A brief look at American church history

by Ron Teed

Unfortunately fewer and fewer Americans are aware of their roots in God's family. Today the word fundamentalist as it applies to Christians has become a four letter word. But the roots of fundamentalism go back to revivalists in the pietist tradition (especially at Princeton theological seminary). In tracing America's family tree we begin with revivalism, then the rise of fundamentalism, and finally the fundamentalist-modernist battles.

In the early 1700's a revival swept through the American colonies affecting all classes of people. It became one of the first inter-colonial events in American history and may have united the colonies more than any other event before the revolution. For this reason some historians agree that it even helped to make the revolution possible.

The beginnings of the revival seem to have begun in new Jersey in the 1720's with some Dutch Reformed and Presbyterian ministers who began to preach an evangelical (emphasize substitutionary death of Jesus to provide salvation for all people) Gospel, call for a life of discipline, and hold private prayer meetings.
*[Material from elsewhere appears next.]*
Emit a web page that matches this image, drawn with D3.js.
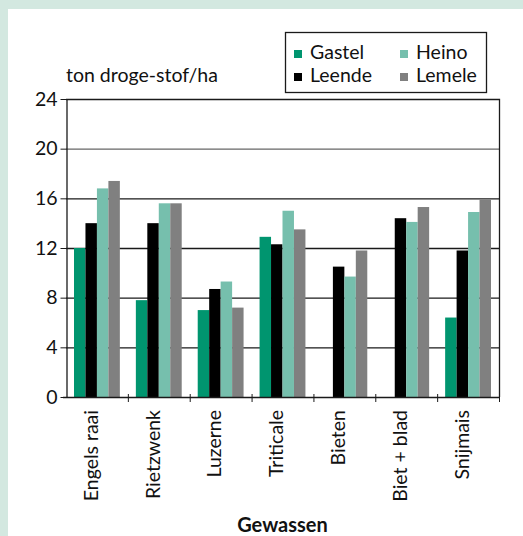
<!DOCTYPE html>
<html>
<head>
<meta charset="utf-8">
<script src="https://cdn.jsdelivr.net/npm/d3@7"></script>
<style>
  html, body { margin: 0; padding: 0; background: #d3e8e0; }
  svg { display: block; }
  text { font-family: Lato, "Open Sans", sans-serif; fill: #111; }
</style>
</head>
<body>
<svg id="chart" width="523" height="536"></svg>
<script>
// Crops and yields (ton droge-stof/ha) per location
const crops = ["Engels raai", "Rietzwenk", "Luzerne", "Triticale", "Bieten", "Biet + blad", "Snijmais"];
const locations = ["Gastel", "Leende", "Heino", "Lemele"];
const gastel = [12.0, 7.8, 7.0, 12.9, null, null, 6.4];
const leende = [14.0, 14.0, 8.7, 12.3, 10.5, 14.4, 11.8];
const heino  = [16.8, 15.6, 9.3, 15.0, 9.7, 14.1, 14.9];
const lemele = [17.4, 15.6, 7.2, 13.5, 11.8, 15.3, 15.9];
const yTicks = [0, 4, 8, 12, 16, 20, 24];
const colors = ["#00956f", "#000000", "#76bfad", "#808080"];

const FS = 19.5;

const seriesValues = [gastel, leende, heino, lemele];
const rows = crops.map((c, i) => ({
  crop: c,
  values: locations.map((loc, j) => ({ loc, v: seriesValues[j][i] }))
}));

const svg = d3.select("#chart");
// white panel inside the tinted frame
svg.append("rect").attr("x", 8).attr("y", 9).attr("width", 515).attr("height", 527).attr("fill", "#fff");

const m = { left: 66, right: 499, top: 99, bottom: 397 };

const x0 = d3.scaleBand().domain(crops).range([m.left, m.right]).paddingInner(0).paddingOuter(0);
const x1 = d3.scaleBand().domain(locations).range([8, x0.bandwidth() - 8]);
const y = d3.scaleLinear().domain([0, 24]).range([m.bottom, m.top]);

// gridlines
svg.append("g").selectAll("line").data(yTicks.filter(t => t > 0 && t < 24)).join("line")
  .attr("x1", m.left).attr("x2", m.right)
  .attr("y1", d => y(d) + 0.5).attr("y2", d => y(d) + 0.5)
  .attr("stroke", d => d === 20 ? "#666" : "#1a1a1a").attr("stroke-width", 1.3);

// bars
const groups = svg.append("g").selectAll("g").data(rows).join("g")
  .attr("transform", d => `translate(${x0(d.crop)},0)`);
groups.selectAll("rect").data(d => d.values.filter(e => e.v != null)).join("rect")
  .attr("x", d => x1(d.loc))
  .attr("width", x1.bandwidth())
  .attr("y", d => y(d.v))
  .attr("height", d => y(0) - y(d.v))
  .attr("fill", d => colors[locations.indexOf(d.loc)]);

// frame: top and right edges
svg.append("path")
  .attr("d", `M${m.left},${m.top + 0.5}H${m.right + 0.5}V${m.bottom}`)
  .attr("fill", "none").attr("stroke", "#1a1a1a").attr("stroke-width", 1.3);

// y axis
const yAxis = svg.append("g").attr("transform", `translate(${m.left + 0.5},0)`)
  .call(d3.axisLeft(y).tickValues(yTicks).tickSize(6).tickPadding(3).tickSizeOuter(0));
yAxis.select(".domain").attr("stroke", "#1a1a1a").attr("stroke-width", 1.3);
yAxis.selectAll(".tick line").attr("stroke", "#1a1a1a");
yAxis.selectAll(".tick text").attr("font-size", FS).attr("font-family", "Lato, sans-serif").attr("fill", "#111");

// x axis line and category separators
svg.append("line").attr("x1", m.left - 3).attr("x2", m.right + 0.5)
  .attr("y1", m.bottom + 0.5).attr("y2", m.bottom + 0.5).attr("stroke", "#1a1a1a").attr("stroke-width", 1.3);
const bounds = crops.map(c => x0(c)).concat([m.right]).slice(1);
svg.append("g").selectAll("line").data(bounds).join("line")
  .attr("x1", d => d + 0.5).attr("x2", d => d + 0.5)
  .attr("y1", m.bottom - 3).attr("y2", m.bottom + 5)
  .attr("stroke", "#1a1a1a");

// category labels, rotated
svg.append("g").selectAll("text").data(crops).join("text")
  .attr("transform", d => `translate(${x0(d) + x0.bandwidth() / 2 - 6},${m.bottom + 13}) rotate(-90)`)
  .attr("text-anchor", "end").attr("dy", "0.35em")
  .attr("font-size", FS)
  .text(d => d);

// axis titles
svg.append("text").attr("x", m.left).attr("y", 82).attr("font-size", FS).text("ton droge-stof/ha");
svg.append("text").attr("x", (m.left + m.right) / 2).attr("y", 532)
  .attr("text-anchor", "middle").attr("font-size", 20).attr("font-weight", "bold").text("Gewassen");

// legend
const lg = svg.append("g");
lg.append("rect").attr("x", 285.5).attr("y", 32.5).attr("width", 201).attr("height", 60)
  .attr("fill", "#fff").attr("stroke", "#1a1a1a").attr("stroke-width", 1.3);
const legendOrder = ["Gastel", "Heino", "Leende", "Lemele"];
const items = lg.selectAll("g").data(legendOrder).join("g")
  .attr("transform", (d, i) => `translate(${i % 2 === 0 ? 294 : 400},${i < 2 ? 59 : 82})`);
items.append("rect").attr("x", 0).attr("y", -9).attr("width", 8).attr("height", 8)
  .attr("fill", d => colors[locations.indexOf(d)]);
items.append("text").attr("x", 16).attr("y", 0).attr("font-size", FS).text(d => d);
</script>
</body>
</html>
One of these men would even found a log college in the 1720's to train such ministers, and that college would eventually blossom into Princeton University.

While this took place in the middle colonies, a revival in New England was touched off by the experience of a church in Massachusetts pastored by Jonathan Edwards, a puritan Congregationalist educated at Yale. He challenged the townspeople to evaluate themselves in terms of God's standpoint, not society's. Within a short time God's Spirit swept through the town and brought life where there had previously been religious apathy and self-interest. The revival peaked around 1741.

This Great Awakening did as much to promote controversy as it did to stimulate revival. Theological differences and denominational splits ensued, particularly within Presbyterian and Congregational churches. As the Great Awakening died down, the European Enlightenment hit North America. It was first felt in a philosophy known as deism. Deism taught that God created the universe and humans with a moral conscience, but that He is no longer active in human history. College students were especially influenced by the deistic thought of Ethan Allen and Thomas Paine, ideas that were shared by the likes of Thomas Jefferson and Benjamin Franklin. By the 1780's interest in religion was significantly low. Estimates are that only five to ten percent of the colonial population were church members.

There was a Second Great Awakening that actually began in 1802 and it began at Yale University after the president of Yale, Timothy Dwight, had instituted a mandatory four year Bible program. It was the Baptists and Methodists that dished up religion “red hot.” This type of frontier revivalism was very effective. There were other revivalists who carried the message throughout the nineteenth century. The outcome of all this was that this religious movement was very much in “sync” with American culture, and vice versa.

Princeton University, founded in 1812, defended the orthodox idea of biblical inspiration. There were three significant elements to their teaching:

  1. Verbal inspiration (every word of the Bible is inspired by God).
  2. Biblical inerrancy (Scripture itself teaches it is without error).
  3. Original autographs (inerrancy applies only to the original documents), even though God superintended the faithful transmission of the copies.

The Princetonians also believed that theology must be pursued scientifically, using rationalistic methods that compared to Newtonian physics. Using a kind of Baconian method of pursuing science (against the liberals speculation), the idea was that facts in the Bible were there to be studied by anyone who wanted to find them, just as the scientist had only to look around him to discover the facts which he would collate into scientific laws.

It was, therefore, God who created the laws of science as expressed in nature for humans to discover, and He also created the behavioral or spiritual laws which He placed in the Bible for humans to discover. So rather than disproving that God exists, both scientific and spiritual investigation should confirm His existence. There is a dimension to God that exists apart from our ability to understand, no matter how sophisticated humankind becomes, and that is the dimension that allows God to operate in supernatural ways (miracles, if you will) that we cannot explain.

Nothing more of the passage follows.